Physical characteristics
- Source: Moon River
- • location: Muskoka Lakes
- • coordinates: 45°01′19″N 79°40′47″W﻿ / ﻿45.02194°N 79.67972°W
- • elevation: 221 m (725 ft)
- Mouth: Georgian Bay
- • location: Georgian Bay (settlement)
- • coordinates: 44°57′34″N 79°52′52″W﻿ / ﻿44.95944°N 79.88111°W
- • elevation: 176 m (577 ft)
- Length: 29 km (18 mi)

Basin features
- • left: Gibson River

= Musquash River (Ontario) =

The Musquash River is a river in Muskoka District Municipality, west Central Ontario, Canada, which splits from the Moon River and flows west into Georgian Bay. Musquash is an Abenaki word meaning "muskrat".

==Hydrology==
Up until 1968, the river was considered to be a continuation of the Muskoka River. It begins just below Moon Chute on the Moon River at an elevation of 221 m where some of that river's water leave south and then pass through the Ragged Rapids Generating Station.
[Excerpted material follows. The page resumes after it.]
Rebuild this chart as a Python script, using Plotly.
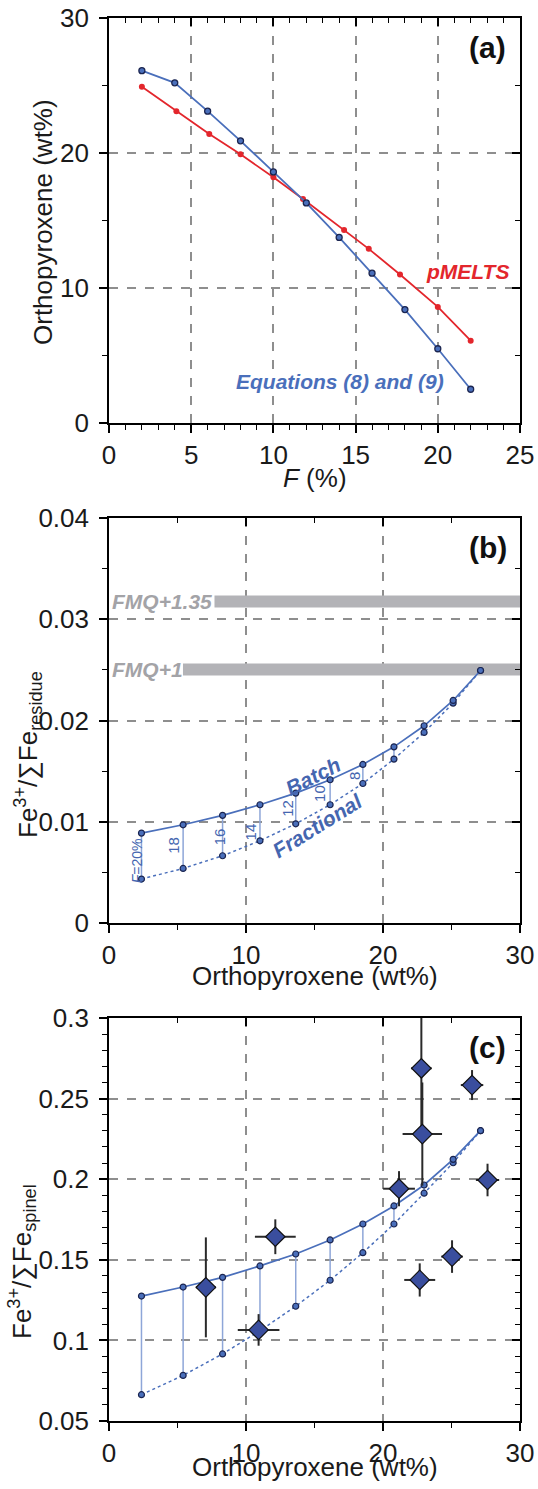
import plotly.graph_objects as go

# ---------------- data ----------------
# Panel (a): orthopyroxene vs melting degree F
F_eq = [2, 4, 6, 8, 10, 12, 14, 16, 18, 20, 22]
opx_eq = [26.1, 25.2, 23.1, 20.9, 18.6, 16.3, 13.75, 11.1, 8.4, 5.5, 2.5]
F_pm = [2, 4.1, 6.1, 8, 10, 11.8, 14.3, 15.8, 17.7, 20, 22]
opx_pm = [24.9, 23.1, 21.4, 19.9, 18.2, 16.6, 14.3, 12.9, 11.0, 8.6, 6.1]

# Panel (b): residue Fe3+/sumFe vs opx
opx_model = [2.37, 5.41, 8.29, 11.02, 13.63, 16.14, 18.53, 20.8, 23.0, 25.12, 27.12]
res_batch = [0.00888, 0.0097, 0.01063, 0.01168, 0.01283, 0.01415, 0.01566, 0.0174, 0.01948, 0.02198, 0.02494]
res_frac = [0.00434, 0.00539, 0.00664, 0.00812, 0.0098, 0.01168, 0.01378, 0.01619, 0.01882, 0.02172, 0.02494]
F_labels = ["<i>F</i>=20%", "18", "16", "14", "12", "10", "8"]
F_label_x = [2.05, 4.75, 8.05, 10.36, 12.97, 15.41, 17.92]
F_label_y = [0.0061, 0.00763, 0.00849, 0.00904, 0.01135, 0.01276, 0.01447]
fmq_names = ["FMQ+1.35", "FMQ+1"]
fmq_levels = [0.03175, 0.02504]
fmq_start = [7.7, 5.4]

# Panel (c): spinel Fe3+/sumFe vs opx
sp_batch = [0.1275, 0.1331, 0.1391, 0.1462, 0.1536, 0.1623, 0.1722, 0.1834, 0.1964, 0.2123, 0.2301]
sp_frac = [0.0663, 0.0783, 0.0916, 0.106, 0.1212, 0.1373, 0.1544, 0.1722, 0.1913, 0.2102, 0.2301]
obs_opx = [7.07, 12.14, 10.92, 22.68, 25.04, 22.8, 22.87, 26.5, 27.63, 21.17]
obs_opx_err = [0.73, 1.49, 1.52, 1.13, 0.79, 0.75, 1.44, 0.82, 0.85, 1.16]
obs_fe = [0.1329, 0.1643, 0.1065, 0.1375, 0.152, 0.2688, 0.228, 0.2584, 0.1995, 0.1941]
obs_fe_err = [0.031, 0.0108, 0.0098, 0.0103, 0.0101, 0.04, 0.032, 0.0093, 0.0101, 0.0109]

# ---------------- style ----------------
FONT = "Liberation Sans, Arial, sans-serif"
BLUE = "#4a6fbb"
BLUE_LIGHT = "#8ea6d8"
BLUE_TXT = "#4566b0"
RED = "#e3262c"
NAVY_EDGE = "#1b2550"
GRID = "#8e8e8e"
BAND = "#b3b3b7"
BAND_TXT = "#a3a3a7"

W, H = 538, 1489
XL, XR = 109, 520
panels = {  # top, bottom pixel
    "a": (18, 423),
    "b": (518, 923),
    "c": (1018, 1421),
}


def ydom(p):
    t, b = panels[p]
    return [1 - b / H, 1 - t / H]


xdom = [XL / W, XR / W]

fig = go.Figure()

# ---- panel (a)
fig.add_trace(go.Scatter(x=F_pm, y=opx_pm, mode="lines+markers", xaxis="x", yaxis="y",
                         line=dict(color=RED, width=1.8),
                         marker=dict(color=RED, size=6, line=dict(width=0))))
fig.add_trace(go.Scatter(x=F_eq, y=opx_eq, mode="lines+markers", xaxis="x", yaxis="y",
                         line=dict(color=BLUE, width=1.8),
                         marker=dict(color=BLUE, size=6, line=dict(color=NAVY_EDGE, width=1.3))))

# ---- panel (b)
for lvl, x0 in zip(fmq_levels, fmq_start):
    fig.add_trace(go.Scatter(x=[x0, 30], y=[lvl, lvl], mode="lines", xaxis="x2", yaxis="y2",
                             line=dict(color=BAND, width=12)))


def connectors(xs, ya, yb, n):
    cx, cy = [], []
    for i in range(n):
        cx += [xs[i], xs[i], None]
        cy += [ya[i], yb[i], None]
    return cx, cy


cx, cy = connectors(opx_model, res_batch, res_frac, 10)
fig.add_trace(go.Scatter(x=cx, y=cy, mode="lines", xaxis="x2", yaxis="y2",
                         line=dict(color=BLUE_LIGHT, width=1.5)))
fig.add_trace(go.Scatter(x=opx_model, y=res_frac, mode="lines+markers", xaxis="x2", yaxis="y2",
                         line=dict(color=BLUE, width=1.5, dash="dot"),
                         marker=dict(color=BLUE, size=6, line=dict(color=NAVY_EDGE, width=1.2))))
fig.add_trace(go.Scatter(x=opx_model, y=res_batch, mode="lines+markers", xaxis="x2", yaxis="y2",
                         line=dict(color=BLUE, width=1.7),
                         marker=dict(color=BLUE, size=6, line=dict(color=NAVY_EDGE, width=1.2))))

# ---- panel (c)
cx, cy = connectors(opx_model, sp_batch, sp_frac, 10)
fig.add_trace(go.Scatter(x=cx, y=cy, mode="lines", xaxis="x3", yaxis="y3",
                         line=dict(color=BLUE_LIGHT, width=1.5)))
fig.add_trace(go.Scatter(x=opx_model, y=sp_frac, mode="lines+markers", xaxis="x3", yaxis="y3",
                         line=dict(color=BLUE, width=1.5, dash="dot"),
                         marker=dict(color=BLUE, size=6, line=dict(color=NAVY_EDGE, width=1.2))))
fig.add_trace(go.Scatter(x=opx_model, y=sp_batch, mode="lines+markers", xaxis="x3", yaxis="y3",
                         line=dict(color=BLUE, width=1.7),
                         marker=dict(color=BLUE, size=6, line=dict(color=NAVY_EDGE, width=1.2))))
fig.add_trace(go.Scatter(x=obs_opx, y=obs_fe, mode="markers", xaxis="x3", yaxis="y3",
                         error_x=dict(type="data", array=obs_opx_err, color="#2a2a2a", thickness=2, width=0),
                         error_y=dict(type="data", array=obs_fe_err, color="#2a2a2a", thickness=2, width=0),
                         marker=dict(symbol="diamond", color="#3a4e9e", size=15,
                                     line=dict(color="#111111", width=1.2))))

# dummy traces to activate overlay axes (inward ticks on top/right)
for xa, ya in [("x4", "y"), ("x", "y4"), ("x5", "y2"), ("x2", "y5"), ("x6", "y3"), ("x3", "y6")]:
    fig.add_trace(go.Scatter(x=[None], y=[None], xaxis=xa, yaxis=ya, mode="markers",
                             hoverinfo="skip", showlegend=False))


def main_axis(rng, dtick, mdtick, dom, anchor, grid=True):
    return dict(range=rng, domain=dom, anchor=anchor, dtick=dtick, tick0=0, automargin=False,
                showline=True, linecolor="black", linewidth=1.6, mirror=True,
                ticks="outside", ticklen=8, tickwidth=1.5, tickcolor="black",
                minor=dict(dtick=mdtick, ticks="outside", ticklen=5, tickwidth=1.3,
                           tickcolor="black", showgrid=False),
                showgrid=grid, gridcolor=GRID, gridwidth=1.5, griddash="dash",
                zeroline=False, tickfont=dict(family=FONT, size=26, color="#1a1a1a"),
                fixedrange=True)


def overlay_axis(rng, dtick, mdtick, over, anchor, side):
    return dict(range=rng, overlaying=over, anchor=anchor, side=side, dtick=dtick, tick0=0,
                automargin=False,
                showline=False, ticks="inside", ticklen=8, tickwidth=1.5, tickcolor="black",
                minor=dict(dtick=mdtick, ticks="inside", ticklen=5, tickwidth=1.3,
                           tickcolor="black", showgrid=False),
                showgrid=False, zeroline=False, showticklabels=False, fixedrange=True)


layout = dict(
    width=W, height=H, margin=dict(l=0, r=0, t=0, b=0, pad=0, autoexpand=False),
    paper_bgcolor="white", plot_bgcolor="white", showlegend=False,
    font=dict(family=FONT, color="#1a1a1a"),
    xaxis=main_axis([0, 25], 5, 1, xdom, "y"),
    yaxis=main_axis([0, 30], 10, 5, ydom("a"), "x"),
    xaxis2=main_axis([0, 30], 10, 5, xdom, "y2"),
    yaxis2=main_axis([0, 0.04], 0.01, 0.005, ydom("b"), "x2"),
    xaxis3=main_axis([0, 30], 10, 5, xdom, "y3"),
    yaxis3=main_axis([0.05, 0.3], 0.05, 0.01, ydom("c"), "x3"),
    xaxis4=overlay_axis([0, 25], 5, 1, "x", "y", "top"),
    yaxis4=overlay_axis([0, 30], 10, 5, "y", "x", "right"),
    xaxis5=overlay_axis([0, 30], 10, 5, "x2", "y2", "top"),
    yaxis5=overlay_axis([0, 0.04], 0.01, 0.005, "y2", "x2", "right"),
    xaxis6=overlay_axis([0, 30], 10, 5, "x3", "y3", "top"),
    yaxis6=overlay_axis([0.05, 0.3], 0.05, 0.01, "y3", "x3", "right"),
)
for k in ("yaxis", "yaxis2", "yaxis3"):
    layout[k]["ticklabelstandoff"] = 5
fig.update_layout(layout)

ann = []
TXT = dict(family=FONT, size=26, color="#1a1a1a")


def px_to_paper_y(py):
    return 1 - py / H


# axis titles
ann.append(dict(text="<i>F</i> (%)", xref="paper", yref="paper", x=(XL + XR) / 2 / W,
                y=px_to_paper_y(478), xanchor="center", yanchor="middle", showarrow=False, font=TXT))
ann.append(dict(text="Orthopyroxene (wt%)", xref="paper", yref="paper", x=(XL + XR) / 2 / W,
                y=px_to_paper_y(976), xanchor="center", yanchor="middle", showarrow=False, font=TXT))
ann.append(dict(text="Orthopyroxene (wt%)", xref="paper", yref="paper", x=(XL + XR) / 2 / W,
                y=px_to_paper_y(1467), xanchor="center", yanchor="middle", showarrow=False, font=TXT))
ann.append(dict(text="Orthopyroxene (wt%)", xref="paper", yref="paper", x=43 / W,
                y=px_to_paper_y(222), xanchor="center", yanchor="middle", textangle=-90,
                showarrow=False, font=TXT))
ann.append(dict(text="Fe<sup>3+</sup>/∑Fe<sub>residue</sub>", xref="paper", yref="paper", x=28 / W,
                y=px_to_paper_y(755), xanchor="center", yanchor="middle", textangle=-90,
                showarrow=False, font=TXT))
ann.append(dict(text="Fe<sup>3+</sup>/∑Fe<sub>spinel</sub>", xref="paper", yref="paper", x=22 / W,
                y=px_to_paper_y(1262), xanchor="center", yanchor="middle", textangle=-90,
                showarrow=False, font=TXT))

# panel letters
for lab, xr, yr in [("(a)", "x domain", "y domain"), ("(b)", "x2 domain", "y2 domain"),
                    ("(c)", "x3 domain", "y3 domain")]:
    ann.append(dict(text="<b>" + lab + "</b>", xref=xr, yref=yr, x=0.922, y=0.927,
                    xanchor="center", yanchor="middle", showarrow=False,
                    font=dict(family=FONT, size=30, color="#111111")))

# series labels panel (a)
ann.append(dict(text="<b><i>pMELTS</i></b>", xref="x", yref="y", x=21.8, y=11.2,
                showarrow=False, bgcolor="white", borderpad=0,
                font=dict(family=FONT, size=21, color=RED)))
ann.append(dict(text="<b><i>Equations (8) and (9)</i></b>", xref="x", yref="y", x=14.06, y=3.04,
                showarrow=False, bgcolor="white", borderpad=0,
                font=dict(family=FONT, size=21, color=BLUE)))

# panel (b) labels
for name, lvl in zip(fmq_names, fmq_levels):
    ann.append(dict(text="<b><i>" + name + "</i></b>", xref="x2", yref="y2", x=0.1, y=lvl,
                    xanchor="left", yanchor="middle", showarrow=False,
                    font=dict(family=FONT, size=21, color=BAND_TXT)))
ann.append(dict(text="<b><i>Batch</i></b>", xref="x2", yref="y2", x=14.87, y=0.01447,
                textangle=-27, showarrow=False, font=dict(family=FONT, size=21, color=BLUE_TXT)))
ann.append(dict(text="<b><i>Fractional</i></b>", xref="x2", yref="y2", x=15.24, y=0.0096,
                textangle=-32, showarrow=False, font=dict(family=FONT, size=21, color=BLUE_TXT)))
for t, lx, ly in zip(F_labels, F_label_x, F_label_y):
    ann.append(dict(text=t, xref="x2", yref="y2", x=lx, y=ly, textangle=-90, showarrow=False,
                    font=dict(family=FONT, size=15 if len(t) < 4 else 14, color=BLUE_TXT)))

fig.update_layout(annotations=ann)
fig.write_html("out.html")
It enters Wahta Mohawk Territory, then flows past the Big Eddy Generating Station and dam and under Highway 400, through Gray Lake and enters Go Home Lake at an elevation of 185 m. Some of the lake's waters leaves at the west via the Go Home River, while the rest exits over the Go Home Lake Dam as the Musquash River. The river then takes in the left tributary Gibson River, turns west, passes through Three Rock Chute and exits into the Musquash Channel on Georgian Bay, Lake Huron at an elevation of 176 m.

==Settlements==
Near the end of the 19th century, a lumber town called Muskoka Mills was located at the mouth of the river.

==In popular culture==
The Musquash River and Muskoka Mills are the setting for Slaid Cleaves' song Breakfast in Hell, about a doomed lumberjack who motivates his men to break a logjam in 1899.